Despite working conditions that seem like an invitation to error and accident and a large variety of products that preclude long production runs, the elves are remarkably efficient at routing production intuitively through the shop floor.

We tried to convince Santa to use a graphical planning solution, but he just scoffed “bah, let the elves sort it out.”

We did implement production tracking using a bar-coding system, but Santa, who doesn’t employ a dedicated production planner, doesn’t bother using it despite having real-time data on the progress of jobs and bottlenecks.

Inventory and Fulfillment

The seasonality of Santa’s business means that there are few opportunities for improving inventory management.

Just-in-time production is out simply because Santa’s factories simply can’t produce fast enough to keep up in peak demand seasons.

Where other businesses would require multiple third-party logistics partners, Santa is able to fulfill during peak demand using only a sleigh and nine reindeer.

Payroll

One of the advantages of doing business in the North Pole is the laissez-faire regulatory climate—no taxes, no regulations, little oversight. Santa is a very shrewd and ruthless businessman.

Payroll was simply not a requirement. “Ho-ho-ho,” he said, “I’ll handle it” when we were talking about his implementation requirements.
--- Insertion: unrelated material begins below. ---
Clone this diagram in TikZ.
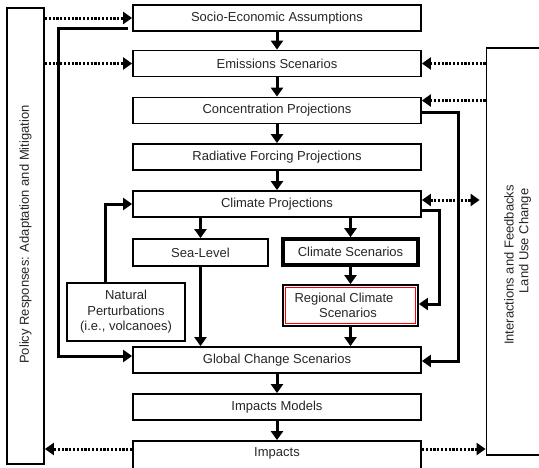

Far-be-it for me to criticise a customer, but I suspect that his labor practices are not entirely in alignment with what is considered acceptable by most businesses.

Distribution Logistics

If you stop to think about it one of the most fascinating parts of Santa’s operation is planning to deliver goods to several billion homes around the globe in a 24-hour span.  Of course working east to west is required to “follow the sun” around the world, with extremely complex route-planning required. The addition of GPS and SatNav has helped immensely, but at the end of the day it’s all about getting the sleigh loaded and out the door on time, at about 1 minute to midnight on the 24th.

And that’s about all the secrets I’m able to divulge – Santa tends to hold his IP quite close as a trade secret. Not that there’s a lot of competition, but he’s planning to keep it that way.